There seems to be some folks not just on this board that "think" CRSC is ONLY for combat. Please don't cut yourself short. Here's a listing direct from the AF web site:
Three of those categories need further definition.
What are Combat-Related Disabilities?
They are disabilities caused or incurred:
- by an injury which led to the award of a Purple Heart
- by armed conflict
- by an instrumentality of war
- while simulating war
- while performing hazardous service
- or a disability deemed presumptive by the Department of Veterans Affairs (VA)
4. What qualifies as Hazardous Service for CRSC?
Combat-related disabilities incurred while engaged in hazardous service (e.g., flight, diving, parachuting duty) are those where:
The disability was incurred during performance of duties that present a higher degree of danger to service personnel due to the level of exposure to actual or simulated armed conflict. The fact that a member incurred the disability during a period of hazardous service is not sufficient by itself to support a combat-related determination. There must be clear evidence of a definite, documented, causal relationship between the hazardous service and the resulting disability. Such service includes, but is not limited to, aerial flight, parachute duty, demolition duty, experimental stress duty, diving duty, and rescue missions.
5. What qualifies as Instrumentality of War for CRSC?
Combat-related disabilities incurred through an instrumentality of war are those where:
The disability was incurred in the line of duty as a result of an instrumentality of war. An instrumentality of war is a vehicle, vessel, or device designed primarily for Military Service and intended for use in such Service at the time of the occurrence or injury. Incurrence during an actual period of war is not required; however, there must be a direct, documented, causal relationship between the instrumentality of war and the resulting disability. The disability must be incurred incident to a hazard or risk of service and be caused by the device itself. Instrumentalities not designed primarily for Military Service if use of, or occurrence involving, such instrumentality subjects the individual to a hazard peculiar to Military Service, are included. Such use or occurrence differs from the use or occurrence under similar circumstances in civilian pursuits. An example of this would be injuries sustained while engaging in pugil stick training using a broomstick, where the broomstick replaces the weapon and causes the injury. A determination that a disability is the result of an instrumentality of war may be made if clear evidence exists to confirm the disability was incurred in any period of service as a result of such diverse causes as wounds caused by a military weapon, accidents involving a military combat vehicle, injury or sickness caused by fumes, gases, or explosion or military ordnance, vehicles, or material.

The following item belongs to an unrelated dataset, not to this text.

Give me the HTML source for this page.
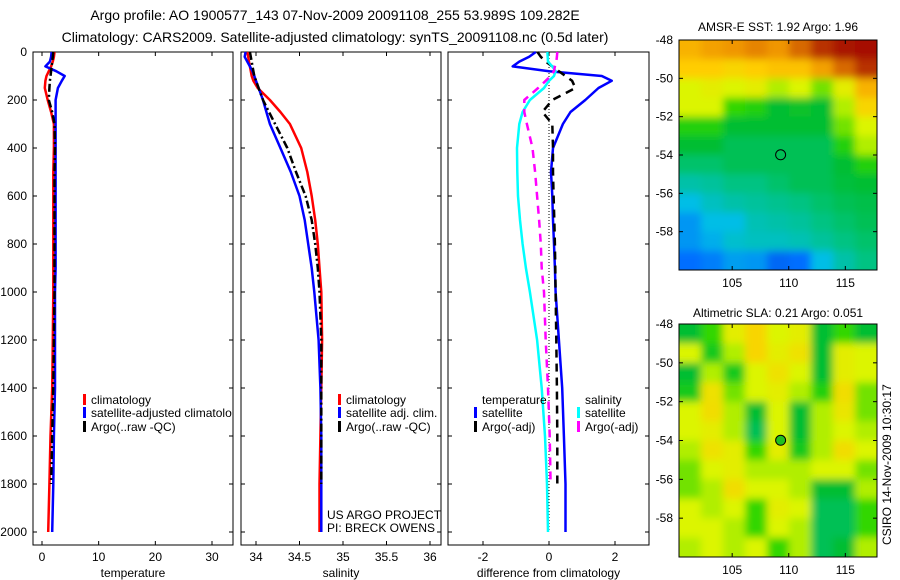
<!DOCTYPE html>
<html><head><meta charset="utf-8"><style>
html,body{margin:0;padding:0;background:#fff;}
svg{display:block;font-family:"Liberation Sans",sans-serif;}
</style></head><body>
<svg id="fig" width="900" height="580" viewBox="0 0 900 580">
<defs>
<filter id="blur" filterUnits="userSpaceOnUse" x="650" y="0" width="250" height="580"><feGaussianBlur stdDeviation="4"/></filter>
<clipPath id="clipMap1"><rect x="679" y="40" width="198" height="230"/></clipPath>
<clipPath id="clipMap2"><rect x="679" y="324" width="198" height="233"/></clipPath>
</defs>
<text x="335" y="20" font-size="14" text-anchor="middle">Argo profile: AO 1900577_143 07-Nov-2009 20091108_255 53.989S 109.282E</text>
<text x="335" y="42" font-size="14" text-anchor="middle">Climatology: CARS2009. Satellite-adjusted climatology: synTS_20091108.nc (0.5d later)</text>
<text x="778" y="31" font-size="12" text-anchor="middle">AMSR-E SST: 1.92 Argo: 1.96</text>
<text x="778" y="317" font-size="12" text-anchor="middle">Altimetric SLA: 0.21 Argo: 0.051</text>
<text transform="translate(891,545) rotate(-90)" font-size="12">CSIRO 14-Nov-2009 10:30:17</text>
<text x="327" y="519" font-size="12">US ARGO PROJECT</text>
<text x="327" y="532" font-size="12">PI: BRECK OWENS</text>
</svg>
<script>
// ---- profile data ----
const depths = [0,20,40,60,80,100,120,150,200,250,300,400,500,600,700,800,900,1000,1200,1400,1600,1800,2000];
const tempClim = [2.2,2.1,1.9,1.6,1.2,0.8,0.6,0.5,1.0,1.6,2.1,2.1,2.0,2.0,2.0,2.0,2.0,2.0,1.9,1.8,1.5,1.3,1.1];
const tempSat = [1.7,1.6,1.4,0.6,2.5,4.0,3.5,2.8,2.4,2.4,2.4,2.4,2.4,2.4,2.4,2.4,2.4,2.3,2.3,2.3,2.1,2.0,1.8];
const tempArgo = [2.0,1.9,1.8,1.7,1.6,1.5,1.4,1.3,1.2,1.8,2.2,2.3,2.2,2.2,2.2,2.2,2.2,2.2,2.1,2.0,1.8,1.6];
const salClim = [33.90,33.91,33.92,33.93,33.94,33.95,33.97,34.02,34.16,34.28,34.39,34.52,34.59,34.64,34.68,34.71,34.73,34.75,34.76,34.75,34.74,34.73,34.73];
const salSat = [33.88,33.87,33.90,33.93,33.96,33.98,34.00,34.03,34.08,34.12,34.16,34.28,34.40,34.50,34.56,34.60,34.64,34.67,34.72,34.74,34.75,34.75,34.75];
const salArgo = [33.93,33.94,33.95,33.96,33.97,33.98,34.00,34.03,34.08,34.15,34.22,34.36,34.46,34.57,34.64,34.68,34.71,34.73,34.75,34.75,34.75,34.75];
const dTempSat = [-0.4,-0.6,-0.9,-1.1,0.0,1.6,1.9,1.5,1.1,0.65,0.42,0.12,0.06,0.1,0.12,0.15,0.18,0.2,0.3,0.4,0.45,0.5,0.5];
const dTempArgo = [-0.35,-0.25,-0.1,0.1,0.3,0.5,0.7,0.8,0.1,-0.2,0.1,0.12,0.12,0.14,0.16,0.18,0.19,0.2,0.22,0.24,0.25,0.25];
const dSalSat = [-0.05,-0.04,-0.03,0.1,0.2,0.15,0.0,-0.15,-0.58,-0.8,-0.9,-0.97,-0.96,-0.94,-0.88,-0.8,-0.7,-0.58,-0.36,-0.22,-0.12,-0.06,-0.03];
const dSalArgo = [0.25,0.24,0.22,0.18,0.15,0.05,-0.1,-0.33,-0.75,-0.75,-0.67,-0.5,-0.42,-0.36,-0.3,-0.25,-0.22,-0.15,-0.1,-0.03,0.02,0.05];
const depthTicks = [0,200,400,600,800,1000,1200,1400,1600,1800,2000];
const tempTicks = [0,10,20,30];
const salTicks = [34,34.5,35,35.5,36];
const salTickLabels = ["34","34.5","35","35.5","36"];
const diffTicks = [-2,0,2];
const latTicks = [-48,-50,-52,-54,-56,-58];
const lonTicks = [105,110,115];
// ---- map data (rows: lat -48 -> -60, cols: lon 100.3 -> 117.8) ----
const sstGrid = [
[0.75,0.78,0.80,0.82,0.80,0.85,0.92,0.97,0.98],
[0.70,0.70,0.68,0.70,0.72,0.72,0.78,0.85,0.92],
[0.60,0.62,0.60,0.62,0.58,0.60,0.55,0.62,0.75],
[0.60,0.60,0.52,0.50,0.45,0.46,0.45,0.58,0.68],
[0.50,0.50,0.45,0.45,0.45,0.45,0.45,0.55,0.60],
[0.45,0.45,0.42,0.42,0.42,0.42,0.42,0.50,0.58],
[0.40,0.40,0.42,0.42,0.42,0.42,0.42,0.45,0.50],
[0.35,0.36,0.38,0.38,0.40,0.42,0.42,0.44,0.45],
[0.30,0.33,0.35,0.36,0.37,0.38,0.40,0.42,0.43],
[0.25,0.30,0.30,0.34,0.35,0.36,0.38,0.40,0.42],
[0.25,0.28,0.32,0.33,0.33,0.34,0.36,0.38,0.40],
[0.20,0.22,0.26,0.25,0.18,0.20,0.30,0.35,0.38]];
const slaGrid = [
[0.45,0.52,0.62,0.68,0.60,0.62,0.45,0.52,0.45],
[0.60,0.48,0.58,0.68,0.62,0.65,0.45,0.62,0.60],
[0.45,0.58,0.48,0.60,0.65,0.60,0.45,0.62,0.60],
[0.48,0.65,0.55,0.60,0.62,0.58,0.50,0.66,0.55],
[0.60,0.66,0.58,0.45,0.60,0.45,0.58,0.64,0.55],
[0.60,0.62,0.58,0.42,0.60,0.45,0.58,0.60,0.58],
[0.58,0.65,0.62,0.52,0.62,0.48,0.58,0.66,0.60],
[0.55,0.60,0.62,0.58,0.58,0.58,0.60,0.60,0.55],
[0.55,0.58,0.66,0.60,0.60,0.58,0.45,0.45,0.58],
[0.60,0.58,0.60,0.52,0.62,0.60,0.42,0.42,0.52],
[0.60,0.60,0.58,0.52,0.60,0.58,0.42,0.42,0.52],
[0.58,0.60,0.58,0.60,0.52,0.58,0.42,0.45,0.58]];
const argoLon = 109.282, argoLat = -53.989;

const NS = "http://www.w3.org/2000/svg";
const svg = document.getElementById('fig');
function mk(tag, attrs, parent) {
  const e = document.createElementNS(NS, tag);
  for (const k in attrs) e.setAttribute(k, attrs[k]);
  (parent || svg).appendChild(e);
  return e;
}
const Y0 = 52, Y1 = 545, YS = 0.24;
const yD = d => Y0 + d * YS;
function lin(v0, p0, v1, p1) { return v => p0 + (v - v0) * (p1 - p0) / (v1 - v0); }
const panels = [
  {name:'temperature', x0:33, x1:233, sx:lin(0,42,30,212), ticks:tempTicks, labels:tempTicks.map(String), xlabel:'temperature'},
  {name:'salinity', x0:241, x1:441, sx:lin(34,256,36,430), ticks:salTicks, labels:salTickLabels, xlabel:'salinity'},
  {name:'difference', x0:448, x1:649, sx:lin(-2,483,2,615), ticks:diffTicks, labels:diffTicks.map(String), xlabel:'difference from climatology'}
];
panels.forEach((p, i) => {
  const g = mk('g', {});
  
  
  const fr = mk('rect', {x:p.x0, y:Y0, width:p.x1-p.x0, height:Y1-Y0, fill:'none', stroke:'#000', 'stroke-width':1}, g);
  
  
  depthTicks.forEach(d => {
    mk('line', {x1:p.x0, x2:p.x0+4, y1:yD(d), y2:yD(d), stroke:'#000'}, g);
    mk('line', {x1:p.x1, x2:p.x1-4, y1:yD(d), y2:yD(d), stroke:'#000'}, g);
    if (i === 0) {
      const t = mk('text', {x:27, y:yD(d)+4, 'font-size':12, 'text-anchor':'end'}, g);
      t.textContent = d;
      
      
    }
  });
  p.ticks.forEach((v, k) => {
    const x = p.sx(v);
    mk('line', {x1:x, x2:x, y1:Y1, y2:Y1-4, stroke:'#000'}, g);
    mk('line', {x1:x, x2:x, y1:Y0, y2:Y0+4, stroke:'#000'}, g);
    const t = mk('text', {x:x, y:561, 'font-size':12, 'text-anchor':'middle'}, g);
    t.textContent = p.labels[k];
    
    
  });
  const xl = mk('text', {x:(p.x0+p.x1)/2, y:577, 'font-size':12, 'text-anchor':'middle'}, g);
  xl.textContent = p.xlabel;
  
  
  p.g = g;
});
function series(p, vals, color, dash, name, w) {
  const pts = vals.map((v, k) => p.sx(v).toFixed(1) + ',' + yD(depths[k]).toFixed(1)).join(' ');
  const a = {points:pts, fill:'none', stroke:color, 'stroke-width':w||2.5, 'stroke-linejoin':'round'};
  if (dash) a['stroke-dasharray'] = dash;
  const l = mk('polyline', a, p.g);
  
  
}
const zl = mk('line', {x1:panels[2].sx(0), x2:panels[2].sx(0), y1:Y0, y2:yD(2000), stroke:'#000', 'stroke-dasharray':'1,2'}, panels[2].g);


series(panels[0], tempClim, '#ff0000', null, 'temp-climatology-line');
series(panels[0], tempSat, '#0000ff', null, 'temp-satellite-line');
series(panels[0], tempArgo, '#000', '8,3,2,3', 'temp-argo-line');
series(panels[1], salClim, '#ff0000', null, 'sal-climatology-line');
series(panels[1], salSat, '#0000ff', null, 'sal-satellite-line');
series(panels[1], salArgo, '#000', '8,3,2,3', 'sal-argo-line');
series(panels[2], dTempSat, '#0000ff', null, 'dtemp-satellite-line');
series(panels[2], dTempArgo, '#000', '8,6', 'dtemp-argo-line');
series(panels[2], dSalSat, '#00ffff', null, 'dsal-satellite-line');
series(panels[2], dSalArgo, '#ff00ff', '8,6', 'dsal-argo-line');
function legend(x, y, color, text) {
  const g = mk('g', {});
  
  
  if (color) mk('rect', {x:x, y:y-10, width:3, height:11, fill:color}, g);
  const t = mk('text', {x:x+8, y:y, 'font-size':12}, g);
  t.textContent = text;
}
legend(83, 404, '#ff0000', 'climatology');
legend(83, 417, '#0000ff', 'satellite-adjusted climatolo');
legend(83, 431, '#000', 'Argo(..raw -QC)');
legend(338, 404, '#ff0000', 'climatology');
legend(338, 417, '#0000ff', 'satellite adj. clim.');
legend(338, 431, '#000', 'Argo(..raw -QC)');
legend(474, 404, null, 'temperature');
legend(474, 417, '#0000ff', 'satellite');
legend(474, 431, '#000', 'Argo(-adj)');
legend(577, 404, null, 'salinity');
legend(577, 417, '#00ffff', 'satellite');
legend(577, 431, '#ff00ff', 'Argo(-adj)');
const stops = [[0,[0,40,150]],[0.2,[0,110,255]],[0.3,[0,190,230]],[0.38,[0,195,130]],[0.45,[0,190,50]],[0.52,[50,215,0]],[0.6,[220,245,0]],[0.7,[255,205,0]],[0.8,[240,150,0]],[0.9,[190,60,0]],[1,[160,0,0]]];
function cmap(v) {
  for (let i = 1; i < stops.length; i++) {
    if (v <= stops[i][0]) {
      const a = stops[i-1], b = stops[i], t = (v - a[0]) / (b[0] - a[0]);
      const c = a[1].map((q, k) => Math.round(q + (b[1][k] - q) * t));
      return 'rgb(' + c.join(',') + ')';
    }
  }
  return 'rgb(160,0,0)';
}
const maps = [
  {name:'sst-map', grid:sstGrid, y0:40, y1:270, clip:'url(#clipMap1)', marker:'none'},
  {name:'sla-map', grid:slaGrid, y0:324, y1:557, clip:'url(#clipMap2)', marker:'#20c020'}
];
const MX0 = 679, MX1 = 877, LON0 = 100.3, LON1 = 117.8;
maps.forEach(m => {
  const lx = lin(LON0, MX0, LON1, MX1), ly = lin(-48, m.y0, -60, m.y1);
  const outer = mk('g', {});
  
  
  const cg = mk('g', {'clip-path':m.clip}, outer);
  const bg = mk('g', {filter:'url(#blur)'}, cg);
  const rows = m.grid.length, cols = m.grid[0].length;
  const cw = (LON1 - LON0) / cols, ch = 12 / rows;
  m.grid.forEach((row, r) => row.forEach((v, c) => {
    let x = lx(LON0 + c*cw), x2 = lx(LON0 + (c+1)*cw);
    let y = ly(-48 - r*ch), y2 = ly(-48 - (r+1)*ch);
    if (c === 0) x -= 12; if (c === cols-1) x2 += 12;
    if (r === 0) y -= 12; if (r === rows-1) y2 += 12;
    const cell = mk('rect', {x:x, y:y, width:x2-x+0.5, height:y2-y+0.5, fill:cmap(v)}, bg);
    
    
  }));
  mk('rect', {x:MX0, y:m.y0, width:MX1-MX0, height:m.y1-m.y0, fill:'none', stroke:'#000'}, outer);
  latTicks.forEach(v => {
    const y = ly(v);
    mk('line', {x1:MX0, x2:MX0+4, y1:y, y2:y, stroke:'#000'}, outer);
    mk('line', {x1:MX1, x2:MX1-4, y1:y, y2:y, stroke:'#000'}, outer);
    const t = mk('text', {x:673, y:y+4, 'font-size':12, 'text-anchor':'end'}, outer);
    t.textContent = '-' + Math.abs(v);
    
    
  });
  lonTicks.forEach(v => {
    const x = lx(v);
    mk('line', {x1:x, x2:x, y1:m.y1, y2:m.y1-4, stroke:'#000'}, outer);
    mk('line', {x1:x, x2:x, y1:m.y0, y2:m.y0+4, stroke:'#000'}, outer);
    const t = mk('text', {x:x, y:m.y1+17, 'font-size':12, 'text-anchor':'middle'}, outer);
    t.textContent = v;
    
    
  });
  const mkc = mk('circle', {cx:lx(argoLon), cy:ly(argoLat), r:5, fill:m.marker, stroke:'#000', 'stroke-width':1}, outer);
  
  
});
</script>
</body></html>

For example, if a member is on a field exercise and is engaged in a sporting activity and falls and strikes an armored vehicle, the injury will not be considered to result from the instrumentality of war (armored vehicle) because it was the sporting activity that was the cause of the injury, not the vehicle. On the other hand, if the individual was engaged in the same sporting activity and the armored vehicle struck the member, the injury would be considered the result of an instrumentality of war.
6. What qualifies as Simulating War for CRSC?
Combat-related disabilities incurred in the performance of duty under conditions simulating war are those where:
The disability was incurred in the line of duty as a result of simulating armed conflict. The fact that a member incurred the disability during a period of simulating war or in an area of simulated armed conflict or while participating in simulated combat operations is not sufficient by itself to support a combat-related determination. There must be clear evidence of a definite, documented, causal relationship between the simulated armed conflict and the resulting disability. In general, this covers disabilities resulting from simulated combat activity during military training, such as war games, practice alerts, tactical exercises, airborne operations, grenade and live fire weapons practice, bayonet training, hand-to-hand combat training, repelling, and negotiation of combat confidence and obstacle courses. Physical training activities such as calisthenics and jogging or formation running and supervised sports activities are not included.
As you can see, the definition of what qualifies for CRSC is very broad, don't cut yourself out of some tax free income.